The broadcast spectrum is divided up into different frequencies and allocated among different broadcasters for various uses in different geographic regions. The frequencies of the spectrum are allocated based on licenses granted to the broadcasters. Based on the allocations, a broadcaster may be limited to broadcasting a specific type of content, such a television signal, on a certain frequency within a certain geographic radius. Broadcasting outside of an allocated spectrum could be a violation for the broadcaster.
If a broadcaster wishes to transmit another type of content within that geographic radius, the broadcaster may be required to obtain an additional spectrum license and in turn be allocated an additional frequency within that frequency. Similarly, if a broadcaster wishes to transmit content within another geographic radius, the broadcaster may be required to obtain an additional spectrum license for that region. Obtaining additional spectrum licenses, however, may be difficult, time consuming, expensive, and impractical.
In addition, a broadcaster may not always fully utilize an entire portion of spectrum for which it has been granted a license. This may create inefficiencies in the utilization of the broadcast spectrum.
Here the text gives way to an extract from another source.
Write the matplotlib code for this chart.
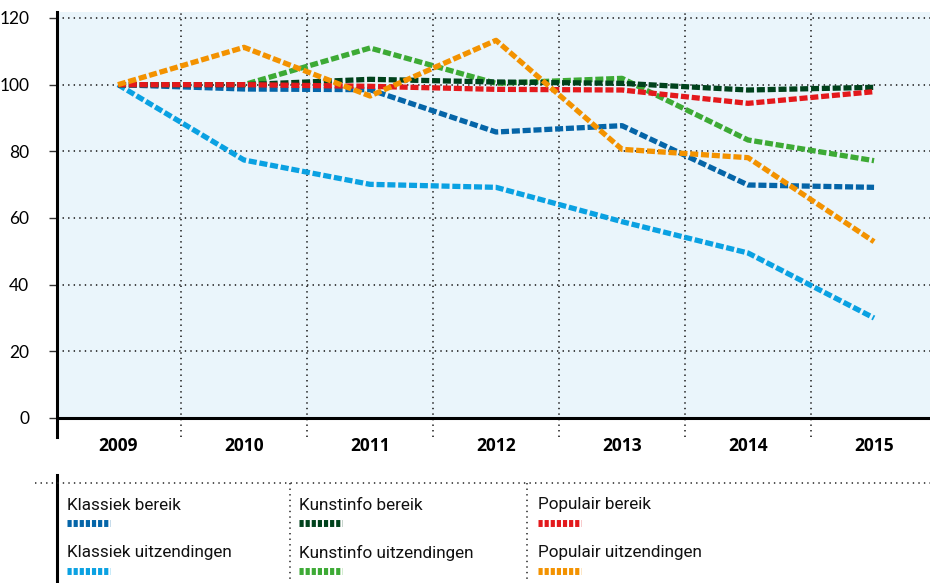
import matplotlib
matplotlib.use("Agg")
import matplotlib.pyplot as plt

plt.rcParams['lines.scale_dashes'] = False

years = ["2009", "2010", "2011", "2012", "2013", "2014", "2015"]
yticks = [0, 20, 40, 60, 80, 100, 120]

klassiek_bereik = [100, 98.7, 98.5, 85.8, 87.7, 69.9, 69.2]
klassiek_uitz = [100, 77.4, 70.1, 69.2, 58.9, 49.5, 30.0]
kunstinfo_bereik = [100, 100, 101.6, 100.8, 100.4, 98.4, 99.2]
kunstinfo_uitz = [100, 100, 111.0, 100.4, 101.9, 83.4, 77.2]
populair_bereik = [100, 100, 99.5, 98.6, 98.4, 94.4, 97.9]
populair_uitz = [100, 111.2, 96.6, 113.3, 80.6, 78.1, 52.9]

colors = {"Klassiek bereik": "#0565A8", "Klassiek uitzendingen": "#0AA1E2",
          "Kunstinfo bereik": "#00421C", "Kunstinfo uitzendingen": "#3DAA35",
          "Populair bereik": "#E3191C", "Populair uitzendingen": "#F39200"}
series = {"Klassiek bereik": klassiek_bereik, "Klassiek uitzendingen": klassiek_uitz,
          "Kunstinfo bereik": kunstinfo_bereik, "Kunstinfo uitzendingen": kunstinfo_uitz,
          "Populair bereik": populair_bereik, "Populair uitzendingen": populair_uitz}
draw_order = ["Klassiek uitzendingen", "Kunstinfo uitzendingen", "Klassiek bereik",
              "Kunstinfo bereik", "Populair bereik", "Populair uitzendingen"]

W, H = 930, 583
fig = plt.figure(figsize=(W / 100, H / 100), dpi=100)
fig.patch.set_facecolor("white")

# main axes
ax_left = 57 / W
ax_bottom = 1 - 437 / H
ax_top = 1 - 12 / H
ax = fig.add_axes([ax_left, ax_bottom, 1 - ax_left, ax_top - ax_bottom])
ax.set_facecolor("white")
x = list(range(len(years)))
ax.set_xlim(-0.484, 6.444)
ax.set_ylim(-5.7, 121.8)
ax.axhspan(0, 121.8, color="#EAF5FB", zorder=0, lw=0)

for s in ["top", "right", "bottom"]:
    ax.spines[s].set_visible(False)
ax.spines["left"].set_linewidth(2.2)
ax.spines["left"].set_color("black")

ax.set_yticks(yticks)
ax.set_yticklabels([str(v) for v in yticks], fontsize=12.5, family=["Lato", "DejaVu Sans"])
ax.tick_params(axis="y", length=6, width=1, color="#333333", pad=14)
ax.set_xticks(x)
ax.set_xticklabels(years, fontsize=12.5, fontweight="bold", family=["Open Sans", "DejaVu Sans"])
ax.tick_params(axis="x", length=0, pad=0)

for v in yticks[1:]:
    ax.axhline(v, color="#222222", lw=1.2, ls=(0, (1, 3)), zorder=1)
for i in range(len(years) - 1):
    ax.axvline(i + 0.5, color="#222222", lw=1.2, ls=(0, (1, 3)), zorder=1)
ax.axhline(0, color="black", lw=2.2, zorder=5)

for name in draw_order:
    ax.plot(x, series[name], color=colors[name], lw=3.8,
            dashes=(5.8, 2.0), solid_capstyle="butt", dash_capstyle="butt",
            zorder=3)

# legend area
lg = fig.add_axes([0, 0, 1, 1 - 470 / H])
lg.set_xlim(0, W)
lg.set_ylim(H, 470)
lg.axis("off")
lg.plot([57, 57], [475, 583], color="black", lw=2.2, clip_on=False)
lg.plot([35, 930], [483, 483], color="#222222", lw=1.1, ls=(0, (1, 3)))
for xv in [290, 527]:
    lg.plot([xv, xv], [483, 583], color="#222222", lw=1.1, ls=(0, (1, 3)))

cols_x = [67, 299, 538]
rows_y = [505, 553]
layout = [("Klassiek bereik", 0, 0), ("Klassiek uitzendingen", 0, 1),
          ("Kunstinfo bereik", 1, 0), ("Kunstinfo uitzendingen", 1, 1),
          ("Populair bereik", 2, 0), ("Populair uitzendingen", 2, 1)]
for name, c, r in layout:
    tx, ty = cols_x[c], rows_y[r]
    lg.text(tx, ty, name, fontsize=12.3, va="center", ha="left",
            family=["Roboto", "DejaVu Sans"], color="#111111")
    lg.plot([tx, tx + 43], [ty + 18, ty + 18], color=colors[name], lw=5,
            dashes=(3.0, 1.4), dash_capstyle="butt")

fig.savefig("out.png", dpi=100)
Moreover, the anticipated use of the broadcast spectrum may be changing. For example, current broadcast television solutions are monolithic and designed for a primary singular service. However, broadcasters may anticipate providing multiple wireless-based types of content, in addition to broadcast television in the future, including mobile broadcasting and IoT services. In particular, there are many scenarios where a large number of devices may all wish to receive identical data from a common source beyond broadcast television. One such example is mobile communication services, where a large number of mobile communication devices in various geographic locations may all need to receive a common broadcast signal conveying the same content, such as a software update or an emergency alert, for example. In such scenarios, it is significantly more efficient to broadcast or multicast the data to such devices rather than individually signaling the same data to each device. Thus, a hybrid solution may be desirable.
To more efficiently utilize the broadcast spectrum, different types of content may be time-multiplexed together within a single RF channel. Further, different sets of transmitted content may need to be transmitted with different encoding and transmission parameters, either simultaneously, in a time division-multiplexed fashion (TDM), in a frequency division-multiplexed (FDM), layer division-multiplexed (LDM) or a combination. The amount of content to be transmitted may vary with time and/or frequency.
In addition, content with different quality levels (e.g. high definition video, standard definition video, etc.) may need to be transmitted to different groups of devices with different propagation channel characteristics and different receiving environments. In other scenarios, it may be desirable to transmit device-specific data to a particular device, and the parameters used to encode and transmit that data may depend upon the device's location and/or propagation channel conditions.
At the same time, the demand for high-speed wireless data continues to increase, and it is desirable to make the most efficient use possible of the available wireless resources (such as a certain portion of the wireless spectrum) on a potentially time-varying basis.